Democrats also emphasize it’s really early in the cycle.
“Senate candidates typically announce closer to 12-16 months out before Election Day,” noted a national Democratic official involved in Senate races, who asked to remain anonymous to speak more freely.
Democratic Sens. Jacky Rosen of Nevada and Kyrsten Sinema of Arizona, who last year flipped GOP held seats, didn’t announce their bids until July and September of 2017.
Pointing to an increasing number of stories spotlighting this week’s setbacks, the official added that “it’s a little premature to weigh in on how the map’s going to play in early May of the off year.”
The source also pointed out that Castro’s decision not to run prevents a likely bruising primary battle with Air Force veteran MJ Hegar, who’s already in the race.
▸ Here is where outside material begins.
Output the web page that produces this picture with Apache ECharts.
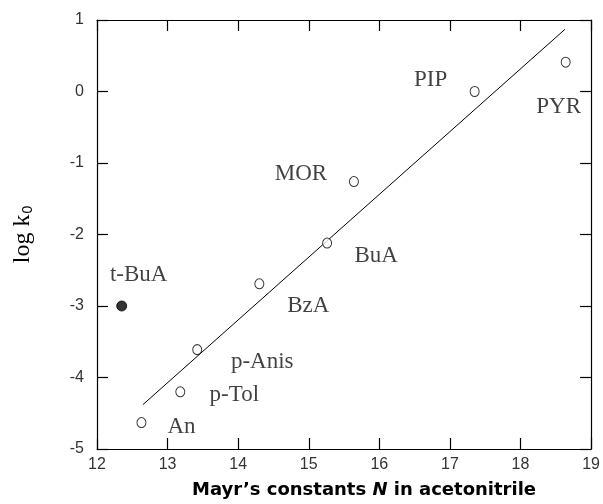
<!DOCTYPE html>
<html>
<head>
<meta charset="utf-8">
<script src="https://cdn.jsdelivr.net/npm/echarts@6/dist/echarts.min.js"></script>
<style>html,body{margin:0;padding:0;background:#fff}#c{width:603px;height:504px}</style>
</head>
<body>
<div id="c"></div>
<script>
// Data
const names = ['An', 'p-Tol', 'p-Anis', 'BzA', 'BuA', 'MOR', 'PIP', 'PYR'];
const nValues = [12.63, 13.18, 13.42, 14.30, 15.26, 15.64, 17.35, 18.64];
const logK0 = [-4.63, -4.20, -3.61, -2.69, -2.12, -1.26, 0.00, 0.41];
const outlierName = ['t-BuA'];
const outlierN = [12.35];
const outlierLogK0 = [-3.00];
const fitX = [12.65, 18.63];
const fitY = [-4.38, 0.87];
const xTicks = [12, 13, 14, 15, 16, 17, 18, 19];
const yTicks = [-5, -4, -3, -2, -1, 0, 1];

// label placement (pixels, relative to point)
const labelOffsets = {
  'An': [40, 4], 'p-Tol': [54, 3], 'p-Anis': [65, 12], 'BzA': [49, 22],
  'BuA': [49, 13], 'MOR': [-53, -8], 'PIP': [-44, -12], 'PYR': [-7, 45], 't-BuA': [17, -31]
};
const labelFont = {fontFamily: 'Liberation Serif', fontSize: 23, color: '#111'};

const chart = echarts.init(document.getElementById('c'), null, {renderer: 'canvas'});
const openData = names.map((n, i) => ({
  value: [nValues[i], logK0[i]], name: n,
  label: {show: true, formatter: n, position: 'inside', offset: labelOffsets[n], ...labelFont}
}));
const filledData = outlierName.map((n, i) => ({
  value: [outlierN[i], outlierLogK0[i]], name: n,
  label: {show: true, formatter: n, position: 'inside', offset: labelOffsets[n], ...labelFont}
}));
const axisLine = {show: true, onZero: false, lineStyle: {color: '#000', width: 1.2}};
const tick = {show: true, inside: true, length: 11, lineStyle: {color: '#000', width: 1.2}};
const tickLabel = {fontFamily: 'Liberation Sans', fontSize: 16, color: '#333'};
chart.setOption({
  animation: false,
  backgroundColor: '#fff',
  grid: {left: 97, right: 10, top: 20, bottom: 52},
  xAxis: [{
    type: 'value', position: 'bottom', min: xTicks[0], max: xTicks[xTicks.length - 1], interval: 1,
    axisLine, axisTick: tick, splitLine: {show: false},
    axisLabel: {...tickLabel, margin: 8, formatter: v => xTicks.includes(v) ? String(v) : ''},
    name: '{a|Mayr\u2019s constants }{n|N}{a| in acetonitrile}',
    nameLocation: 'middle', nameGap: 32,
    nameTextStyle: {padding: [0, 0, 0, 40], rich: {
      a: {fontFamily: 'DejaVu Sans', fontWeight: 'bold', fontSize: 18, color: '#000'},
      n: {fontFamily: 'DejaVu Sans', fontWeight: 'bold', fontStyle: 'italic', fontSize: 18, color: '#000'}
    }}
  }, {
    type: 'value', position: 'top', min: xTicks[0], max: xTicks[xTicks.length - 1], interval: 1,
    axisLine, axisTick: tick, axisLabel: {show: false}, splitLine: {show: false}
  }],
  yAxis: [{
    type: 'value', position: 'left', min: yTicks[0], max: yTicks[yTicks.length - 1], interval: 1,
    axisLine, axisTick: tick, splitLine: {show: false},
    axisLabel: {...tickLabel, margin: 13},
    name: '{a|log k}{s|0}', nameLocation: 'middle', nameGap: 62, nameRotate: 90,
    nameTextStyle: {rich: {
      a: {fontFamily: 'Liberation Serif', fontSize: 24, color: '#000'},
      s: {fontFamily: 'Liberation Sans', fontSize: 14, color: '#000', padding: [10, 0, 0, 1]}
    }}
  }, {
    type: 'value', position: 'right', min: yTicks[0], max: yTicks[yTicks.length - 1], interval: 1,
    axisLine, axisTick: tick, axisLabel: {show: false}, splitLine: {show: false}
  }],
  series: [{
    type: 'line', data: fitX.map((x, i) => [x, fitY[i]]), symbol: 'none',
    lineStyle: {color: '#000', width: 1}, z: 2
  }, {
    type: 'scatter', data: openData, symbol: 'circle', symbolSize: [9, 10],
    itemStyle: {color: '#fff', borderColor: '#000', borderWidth: 1}, z: 3
  }, {
    type: 'scatter', data: filledData, symbol: 'circle', symbolSize: 10,
    itemStyle: {color: '#000', borderColor: '#000', borderWidth: 1}, z: 3
  }]
});
</script>
</body>
</html>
The official also noted that the GOP could see ugly primary fights in Kansas and Alabama, where Democratic incumbents will have a hard time holding on to seats in red-leaning states -- and that Republicans have yet to land top-tier recruits in the battleground states of New Hampshire and Michigan, to take on incumbent Democratic Sens. Jeanne Shaheen of New Hampshire and Gary Peters of Michigan.
While enjoying a much more favorable map than in 2018, the Democrats' path to retaking the majority remains narrow. They have to flip three seats if the party retakes the White House, or four if President Trump’s re-elected. Only two GOP incumbents are running for re-election in states that Hillary Clinton captured in 2016.